A revitalização de Al Shindagha é uma das iniciativas mais significativas de preservação histórica em Dubai. Em meio à constante expansão urbana, o bairro funciona como um lembrete físico das origens do emirado e como ponte para compreender a relação entre tradição e modernidade. Ao manter vivas suas casas, museus e espaços culturais, Dubai reafirma a importância de suas raízes em meio ao olhar global.

Para o viajante, Al Shindagha representa a oportunidade de conhecer Dubai de outro ponto de vista — não apenas como metrópole futurista, mas como cidade que respeita e organiza sua própria história. É um dos poucos lugares onde se pode observar, no mesmo cenário, o encontro entre passado, presente e futuro.

O bairro que explica Dubai

Al Shindagha não é apenas um destino histórico. É o capítulo inicial da narrativa da cidade. Ali estão os elementos que explicam por que Dubai se transformou da forma como se transformou: sua relação com o Creek, com o mar, com o comércio, com a migração e com o espírito visionário de seus líderes.
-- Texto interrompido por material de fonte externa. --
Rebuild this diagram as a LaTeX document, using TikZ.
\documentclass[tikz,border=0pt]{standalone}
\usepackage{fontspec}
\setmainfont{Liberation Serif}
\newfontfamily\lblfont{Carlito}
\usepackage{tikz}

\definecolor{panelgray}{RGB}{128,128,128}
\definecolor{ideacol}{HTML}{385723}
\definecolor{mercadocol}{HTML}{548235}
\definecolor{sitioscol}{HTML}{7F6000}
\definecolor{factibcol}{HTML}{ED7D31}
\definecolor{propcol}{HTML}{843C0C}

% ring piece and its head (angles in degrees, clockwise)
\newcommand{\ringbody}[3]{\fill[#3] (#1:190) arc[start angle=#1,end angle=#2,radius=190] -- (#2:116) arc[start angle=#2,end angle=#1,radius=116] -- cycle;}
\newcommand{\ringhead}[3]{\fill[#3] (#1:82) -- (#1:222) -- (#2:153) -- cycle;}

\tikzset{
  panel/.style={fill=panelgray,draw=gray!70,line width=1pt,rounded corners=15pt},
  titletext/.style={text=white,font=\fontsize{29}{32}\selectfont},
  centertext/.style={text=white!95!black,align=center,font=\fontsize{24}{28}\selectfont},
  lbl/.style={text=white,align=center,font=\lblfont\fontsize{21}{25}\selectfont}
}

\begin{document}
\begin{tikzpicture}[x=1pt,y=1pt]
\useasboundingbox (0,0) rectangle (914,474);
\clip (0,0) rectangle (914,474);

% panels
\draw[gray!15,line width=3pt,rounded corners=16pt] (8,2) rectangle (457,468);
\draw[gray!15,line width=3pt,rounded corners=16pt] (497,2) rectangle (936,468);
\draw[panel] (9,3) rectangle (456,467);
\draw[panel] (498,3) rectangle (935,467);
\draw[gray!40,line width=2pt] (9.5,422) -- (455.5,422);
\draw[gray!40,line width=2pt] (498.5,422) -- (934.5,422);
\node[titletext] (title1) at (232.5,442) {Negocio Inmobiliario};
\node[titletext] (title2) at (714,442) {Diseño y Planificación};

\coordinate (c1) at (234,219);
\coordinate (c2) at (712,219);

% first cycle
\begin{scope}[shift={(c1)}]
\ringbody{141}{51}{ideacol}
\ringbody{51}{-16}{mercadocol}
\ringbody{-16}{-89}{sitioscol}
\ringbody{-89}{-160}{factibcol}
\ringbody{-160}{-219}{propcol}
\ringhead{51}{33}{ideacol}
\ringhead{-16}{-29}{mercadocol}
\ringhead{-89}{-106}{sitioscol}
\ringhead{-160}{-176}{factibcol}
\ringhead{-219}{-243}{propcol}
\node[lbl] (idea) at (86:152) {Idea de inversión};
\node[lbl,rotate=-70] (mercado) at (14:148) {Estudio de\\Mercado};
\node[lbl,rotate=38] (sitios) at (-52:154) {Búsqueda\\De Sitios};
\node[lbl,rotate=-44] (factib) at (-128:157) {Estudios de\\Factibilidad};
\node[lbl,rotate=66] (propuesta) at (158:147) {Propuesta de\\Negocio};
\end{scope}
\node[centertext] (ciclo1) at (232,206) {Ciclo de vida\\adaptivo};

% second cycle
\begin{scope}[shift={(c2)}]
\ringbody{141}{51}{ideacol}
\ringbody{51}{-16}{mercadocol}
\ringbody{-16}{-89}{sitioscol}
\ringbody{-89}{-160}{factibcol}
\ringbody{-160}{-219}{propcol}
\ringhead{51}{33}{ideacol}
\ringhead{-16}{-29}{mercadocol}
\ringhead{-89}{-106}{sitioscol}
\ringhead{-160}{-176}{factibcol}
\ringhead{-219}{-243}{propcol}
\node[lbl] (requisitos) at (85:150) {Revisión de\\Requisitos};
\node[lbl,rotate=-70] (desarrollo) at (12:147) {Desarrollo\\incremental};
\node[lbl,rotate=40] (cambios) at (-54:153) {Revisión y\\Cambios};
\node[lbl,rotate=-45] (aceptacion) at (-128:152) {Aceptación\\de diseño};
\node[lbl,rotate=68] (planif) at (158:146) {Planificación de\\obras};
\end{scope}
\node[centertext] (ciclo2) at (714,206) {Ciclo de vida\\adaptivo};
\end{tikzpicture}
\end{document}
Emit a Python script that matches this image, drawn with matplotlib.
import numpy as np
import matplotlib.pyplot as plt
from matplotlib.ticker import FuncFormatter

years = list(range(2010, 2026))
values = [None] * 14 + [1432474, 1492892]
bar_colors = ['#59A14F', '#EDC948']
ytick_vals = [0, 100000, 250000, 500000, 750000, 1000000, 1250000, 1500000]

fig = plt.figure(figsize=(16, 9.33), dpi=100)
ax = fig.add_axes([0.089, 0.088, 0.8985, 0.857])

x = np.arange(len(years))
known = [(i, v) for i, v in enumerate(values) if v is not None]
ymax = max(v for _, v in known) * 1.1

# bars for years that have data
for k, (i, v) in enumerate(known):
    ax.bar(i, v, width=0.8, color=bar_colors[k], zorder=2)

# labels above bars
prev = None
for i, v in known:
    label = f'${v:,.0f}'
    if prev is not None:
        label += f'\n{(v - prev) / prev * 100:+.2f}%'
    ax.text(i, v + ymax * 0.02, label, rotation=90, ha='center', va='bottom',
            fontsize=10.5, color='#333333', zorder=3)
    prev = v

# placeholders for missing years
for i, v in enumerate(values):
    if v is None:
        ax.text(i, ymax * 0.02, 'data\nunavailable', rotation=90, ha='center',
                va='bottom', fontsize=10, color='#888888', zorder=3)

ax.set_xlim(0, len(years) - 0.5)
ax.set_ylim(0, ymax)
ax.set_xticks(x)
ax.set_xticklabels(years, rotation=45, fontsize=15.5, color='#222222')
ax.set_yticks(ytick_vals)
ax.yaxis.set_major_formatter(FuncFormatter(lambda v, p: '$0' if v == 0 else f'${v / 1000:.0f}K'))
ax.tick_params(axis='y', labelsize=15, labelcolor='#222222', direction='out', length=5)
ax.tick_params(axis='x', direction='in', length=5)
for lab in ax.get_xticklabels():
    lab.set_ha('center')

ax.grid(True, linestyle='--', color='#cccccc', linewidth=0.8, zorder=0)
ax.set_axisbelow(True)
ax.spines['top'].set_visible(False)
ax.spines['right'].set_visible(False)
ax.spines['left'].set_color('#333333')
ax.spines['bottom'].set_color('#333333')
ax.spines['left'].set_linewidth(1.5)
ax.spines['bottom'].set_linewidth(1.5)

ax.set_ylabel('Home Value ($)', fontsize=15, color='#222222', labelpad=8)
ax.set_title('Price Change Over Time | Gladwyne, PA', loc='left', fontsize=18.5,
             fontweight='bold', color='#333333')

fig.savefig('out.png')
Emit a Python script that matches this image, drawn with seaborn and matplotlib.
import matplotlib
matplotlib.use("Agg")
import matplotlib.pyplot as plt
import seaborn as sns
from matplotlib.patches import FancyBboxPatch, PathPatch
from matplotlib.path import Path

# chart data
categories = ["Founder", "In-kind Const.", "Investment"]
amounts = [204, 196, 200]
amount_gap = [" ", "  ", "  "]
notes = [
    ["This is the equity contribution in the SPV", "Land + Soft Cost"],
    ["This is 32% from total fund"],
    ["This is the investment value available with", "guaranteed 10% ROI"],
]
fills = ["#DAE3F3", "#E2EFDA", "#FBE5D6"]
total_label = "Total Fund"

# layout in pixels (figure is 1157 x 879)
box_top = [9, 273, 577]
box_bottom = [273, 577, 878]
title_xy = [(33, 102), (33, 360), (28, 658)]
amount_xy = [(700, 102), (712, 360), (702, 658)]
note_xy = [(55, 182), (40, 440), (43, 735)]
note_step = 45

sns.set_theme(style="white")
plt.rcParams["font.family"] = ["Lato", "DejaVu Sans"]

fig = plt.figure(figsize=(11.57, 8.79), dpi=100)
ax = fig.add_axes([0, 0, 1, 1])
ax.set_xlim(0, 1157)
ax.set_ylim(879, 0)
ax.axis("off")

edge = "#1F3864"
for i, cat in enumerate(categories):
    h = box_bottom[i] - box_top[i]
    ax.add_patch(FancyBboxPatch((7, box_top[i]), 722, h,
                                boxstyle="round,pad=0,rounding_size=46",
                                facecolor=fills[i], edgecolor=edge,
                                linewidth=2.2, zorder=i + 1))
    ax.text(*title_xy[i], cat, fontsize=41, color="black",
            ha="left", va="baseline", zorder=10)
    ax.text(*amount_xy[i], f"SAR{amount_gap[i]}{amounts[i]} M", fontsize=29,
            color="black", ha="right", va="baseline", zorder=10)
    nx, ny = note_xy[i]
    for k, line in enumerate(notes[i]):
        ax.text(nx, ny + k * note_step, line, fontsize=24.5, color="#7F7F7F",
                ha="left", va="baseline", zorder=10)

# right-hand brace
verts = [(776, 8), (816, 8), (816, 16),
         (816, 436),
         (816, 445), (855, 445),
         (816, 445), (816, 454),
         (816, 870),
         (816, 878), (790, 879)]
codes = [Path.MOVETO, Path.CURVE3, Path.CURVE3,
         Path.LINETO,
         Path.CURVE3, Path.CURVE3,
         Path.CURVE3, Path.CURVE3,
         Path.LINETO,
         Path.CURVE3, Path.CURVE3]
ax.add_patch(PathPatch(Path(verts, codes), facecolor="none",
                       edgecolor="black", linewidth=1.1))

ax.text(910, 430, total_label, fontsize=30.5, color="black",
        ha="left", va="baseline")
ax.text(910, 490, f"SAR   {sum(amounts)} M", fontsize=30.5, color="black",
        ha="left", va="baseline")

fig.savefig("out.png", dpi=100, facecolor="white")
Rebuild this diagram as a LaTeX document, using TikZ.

Visitar o bairro — e, de preferência, vivê-lo hospedando-se em lugares como o Arabian Boutique Hotel — é descobrir uma Dubai que permanece verdadeira, silenciosa, preservada e profundamente significativa. É compreender que, para desvendar o presente da cidade, é preciso começar pelo lugar onde tudo começou.

Nota pessoal

Em Al Shindagha, a primeira coisa que me chamou atenção não foi um monumento — foi o silêncio.

Um silêncio que contrasta com a Dubai moderna e que faz a gente desacelerar quase sem perceber.

Ao explorar as ruas estreitas, os museus e as casas tradicionais, senti como se a cidade abrisse uma porta para o passado e me convidasse a entrar. Cada detalhe parecia revelar um capítulo diferente: a textura das paredes, a luz que atravessa as janelas antigas, o Creek que segue seu curso como sempre fez.

Foi nesse ritmo mais lento que entendi o valor real dessa região: ela não apenas preserva a história de Dubai, ela faz você sentir essa história enquanto caminha.